Playbook: Building Internal Champions for Community Work
# Community
# GTM Strategy
# Format: Playbooks

How shared customer context turns into shared ownership

March 4, 2026 · Last updated on March 3, 2026
Holly Firestone
Holly Firestone
Joshua Zerkel
Joshua Zerkel
Playbook: Building Internal Champions for Community Work
Internal champions don’t emerge because community asks for help. They emerge when teams begin operating from the same customer context and see how that shared understanding improves their decisions.
Community is often where that context forms first. This playbook focuses on how community leaders can help that understanding spread across the organization, creating shared ownership without adding unnecessary work.

Start where community already intersects with decisions

Champion-building works best when it starts at the moment decisions are being made.
Teams already navigating tradeoffs benefit most from community context. Product teams weighing roadmap priorities, support teams adjusting workflows, and marketing teams refining messaging are already seeking signals that reduce uncertainty.
Introducing community at these moments makes participation feel useful, not symbolic. Teams are more likely to engage when context directly informs their next move.

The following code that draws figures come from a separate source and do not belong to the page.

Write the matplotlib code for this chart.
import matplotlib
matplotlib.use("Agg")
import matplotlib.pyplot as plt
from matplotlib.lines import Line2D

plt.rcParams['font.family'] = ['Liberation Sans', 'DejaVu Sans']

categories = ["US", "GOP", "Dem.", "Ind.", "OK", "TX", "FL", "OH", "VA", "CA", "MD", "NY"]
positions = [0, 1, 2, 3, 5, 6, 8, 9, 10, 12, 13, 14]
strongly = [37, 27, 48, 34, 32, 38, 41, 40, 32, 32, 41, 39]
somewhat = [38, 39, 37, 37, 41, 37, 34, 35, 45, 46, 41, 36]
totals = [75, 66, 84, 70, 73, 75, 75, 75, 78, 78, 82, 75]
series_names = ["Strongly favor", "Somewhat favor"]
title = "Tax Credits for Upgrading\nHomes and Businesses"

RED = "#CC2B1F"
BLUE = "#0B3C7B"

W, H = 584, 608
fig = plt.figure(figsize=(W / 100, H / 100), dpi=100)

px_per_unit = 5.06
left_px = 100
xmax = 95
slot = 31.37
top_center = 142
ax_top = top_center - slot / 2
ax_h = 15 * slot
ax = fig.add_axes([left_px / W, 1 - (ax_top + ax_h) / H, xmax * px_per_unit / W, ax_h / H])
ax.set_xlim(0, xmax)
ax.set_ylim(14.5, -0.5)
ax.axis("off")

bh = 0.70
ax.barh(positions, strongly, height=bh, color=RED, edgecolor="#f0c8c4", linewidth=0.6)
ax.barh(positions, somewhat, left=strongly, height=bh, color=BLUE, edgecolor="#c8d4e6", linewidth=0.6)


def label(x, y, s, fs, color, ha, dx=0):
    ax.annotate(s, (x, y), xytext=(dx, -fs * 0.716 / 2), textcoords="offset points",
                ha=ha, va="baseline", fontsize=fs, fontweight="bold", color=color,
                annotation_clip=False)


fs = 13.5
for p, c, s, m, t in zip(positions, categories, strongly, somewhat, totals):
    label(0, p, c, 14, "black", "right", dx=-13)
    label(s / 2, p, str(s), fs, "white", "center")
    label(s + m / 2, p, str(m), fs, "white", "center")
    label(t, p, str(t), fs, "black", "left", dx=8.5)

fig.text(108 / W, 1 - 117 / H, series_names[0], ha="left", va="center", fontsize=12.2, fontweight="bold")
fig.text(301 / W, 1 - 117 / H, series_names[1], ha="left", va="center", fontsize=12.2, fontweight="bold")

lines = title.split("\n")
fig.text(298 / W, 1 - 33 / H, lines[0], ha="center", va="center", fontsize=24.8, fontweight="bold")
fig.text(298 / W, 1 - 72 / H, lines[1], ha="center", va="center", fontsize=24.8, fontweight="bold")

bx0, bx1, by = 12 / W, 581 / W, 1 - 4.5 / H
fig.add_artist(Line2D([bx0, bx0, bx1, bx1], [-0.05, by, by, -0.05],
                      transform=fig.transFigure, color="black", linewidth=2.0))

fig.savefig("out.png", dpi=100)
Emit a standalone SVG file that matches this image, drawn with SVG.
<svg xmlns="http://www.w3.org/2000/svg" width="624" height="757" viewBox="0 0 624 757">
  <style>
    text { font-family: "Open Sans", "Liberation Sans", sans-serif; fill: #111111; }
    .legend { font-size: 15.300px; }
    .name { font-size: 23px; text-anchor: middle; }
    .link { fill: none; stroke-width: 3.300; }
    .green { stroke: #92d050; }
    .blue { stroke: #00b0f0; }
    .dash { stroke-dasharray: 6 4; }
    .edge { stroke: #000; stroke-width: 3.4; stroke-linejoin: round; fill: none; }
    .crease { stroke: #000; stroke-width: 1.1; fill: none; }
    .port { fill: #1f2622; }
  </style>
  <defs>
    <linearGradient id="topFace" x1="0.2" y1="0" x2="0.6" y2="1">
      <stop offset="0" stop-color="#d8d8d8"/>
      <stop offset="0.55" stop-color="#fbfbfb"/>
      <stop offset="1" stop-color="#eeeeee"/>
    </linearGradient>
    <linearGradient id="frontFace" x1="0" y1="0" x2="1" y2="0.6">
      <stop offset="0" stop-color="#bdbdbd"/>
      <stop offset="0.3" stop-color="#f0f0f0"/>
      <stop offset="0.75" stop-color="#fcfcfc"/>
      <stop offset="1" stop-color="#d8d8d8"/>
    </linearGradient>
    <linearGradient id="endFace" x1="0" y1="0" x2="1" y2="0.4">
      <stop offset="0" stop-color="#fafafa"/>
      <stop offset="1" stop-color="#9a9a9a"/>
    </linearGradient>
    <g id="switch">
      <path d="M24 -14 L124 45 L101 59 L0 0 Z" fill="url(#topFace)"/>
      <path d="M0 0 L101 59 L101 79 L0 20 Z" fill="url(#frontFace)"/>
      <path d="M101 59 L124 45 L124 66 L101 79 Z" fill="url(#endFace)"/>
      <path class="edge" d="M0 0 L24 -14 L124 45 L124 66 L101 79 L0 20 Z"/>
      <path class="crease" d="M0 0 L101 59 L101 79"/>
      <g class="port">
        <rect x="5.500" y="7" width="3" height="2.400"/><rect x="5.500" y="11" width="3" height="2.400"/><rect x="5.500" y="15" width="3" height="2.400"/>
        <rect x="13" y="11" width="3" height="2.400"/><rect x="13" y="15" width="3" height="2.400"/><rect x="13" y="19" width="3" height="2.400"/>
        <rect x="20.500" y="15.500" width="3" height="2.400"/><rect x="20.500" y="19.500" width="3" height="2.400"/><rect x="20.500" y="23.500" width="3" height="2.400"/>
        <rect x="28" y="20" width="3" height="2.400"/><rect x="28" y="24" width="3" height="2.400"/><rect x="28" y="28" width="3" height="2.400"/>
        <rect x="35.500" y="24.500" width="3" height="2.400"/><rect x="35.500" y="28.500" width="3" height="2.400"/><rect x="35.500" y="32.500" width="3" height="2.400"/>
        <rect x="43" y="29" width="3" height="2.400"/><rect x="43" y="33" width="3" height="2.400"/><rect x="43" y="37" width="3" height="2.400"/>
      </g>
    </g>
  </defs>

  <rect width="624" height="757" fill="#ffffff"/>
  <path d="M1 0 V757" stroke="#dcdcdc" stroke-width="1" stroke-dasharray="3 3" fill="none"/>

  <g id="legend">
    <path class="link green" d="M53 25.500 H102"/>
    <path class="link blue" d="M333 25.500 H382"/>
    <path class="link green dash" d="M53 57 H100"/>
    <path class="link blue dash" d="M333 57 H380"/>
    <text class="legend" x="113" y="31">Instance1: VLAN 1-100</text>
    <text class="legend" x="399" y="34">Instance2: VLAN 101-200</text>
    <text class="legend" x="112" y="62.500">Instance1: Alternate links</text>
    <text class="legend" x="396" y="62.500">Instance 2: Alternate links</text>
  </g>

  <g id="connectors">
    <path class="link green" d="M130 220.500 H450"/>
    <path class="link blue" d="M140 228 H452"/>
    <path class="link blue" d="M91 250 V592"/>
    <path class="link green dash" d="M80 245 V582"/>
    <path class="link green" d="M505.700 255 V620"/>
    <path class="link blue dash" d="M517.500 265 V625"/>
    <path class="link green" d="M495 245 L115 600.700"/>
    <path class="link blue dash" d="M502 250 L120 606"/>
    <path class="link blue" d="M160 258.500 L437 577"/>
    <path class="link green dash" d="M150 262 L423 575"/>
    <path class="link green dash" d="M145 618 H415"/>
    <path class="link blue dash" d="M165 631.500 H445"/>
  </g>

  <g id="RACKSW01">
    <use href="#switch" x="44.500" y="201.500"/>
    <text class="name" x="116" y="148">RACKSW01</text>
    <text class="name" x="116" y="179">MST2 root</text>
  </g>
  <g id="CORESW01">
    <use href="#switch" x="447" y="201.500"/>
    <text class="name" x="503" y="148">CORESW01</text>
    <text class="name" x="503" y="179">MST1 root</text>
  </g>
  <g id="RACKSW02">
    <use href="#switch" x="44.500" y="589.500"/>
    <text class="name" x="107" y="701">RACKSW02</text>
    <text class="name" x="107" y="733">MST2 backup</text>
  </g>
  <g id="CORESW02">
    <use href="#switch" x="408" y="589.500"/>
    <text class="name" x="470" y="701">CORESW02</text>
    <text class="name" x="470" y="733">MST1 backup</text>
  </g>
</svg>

Design participation that supports real work

Participation becomes meaningful when it clearly influences outcomes.
Instead of asking teams to broadly engage, community leaders should define how participation informs specific decisions. Reviewing recurring member questions ahead of a roadmap discussion. Listening to community concerns before launching a campaign. Joining an AMA to hear customer hesitation directly.
Clear, bounded participation helps teams understand why their time matters and builds trust quickly.

Use member exposure to shift internal perspective

Direct exposure to members accelerates understanding.
When teams hear questions, frustrations, and successes directly, they recalibrate assumptions. These interactions often change decisions about prioritization, messaging, or resourcing before formal analysis catches up.
This exposure creates champions organically. People who experience community context firsthand tend to reference it, share it, and advocate for it without being prompted.

Reinforce champion behavior through visibility

Champions stay engaged when their contributions are visible and connected to outcomes.
Sharing how community input shaped a decision, acknowledging cross-team participation, or highlighting moments where shared context reduced friction reinforces ownership. Visibility signals that community insight is part of how the organization learns.
This helps normalize community as a source of context, not a side initiative.

Set expectations for gradual adoption

Shared ownership forms unevenly.
Some teams adopt community context quickly. Others need repeated exposure before it becomes part of how they think. Community leaders should expect this variation and plan for it.
Durable champions form through experience and trust, not urgency.

Key takeaways

  • Champions form through shared customer context
  • Decision relevance drives participation
  • Member exposure builds trust faster than advocacy
  • Ownership develops through repeated experience

FAQ

How do you know someone is a community champion? They reference community context when explaining their decisions.
What if leaders want faster adoption? Focus on exposure at decision points. Context accelerates buy-in more than promotion.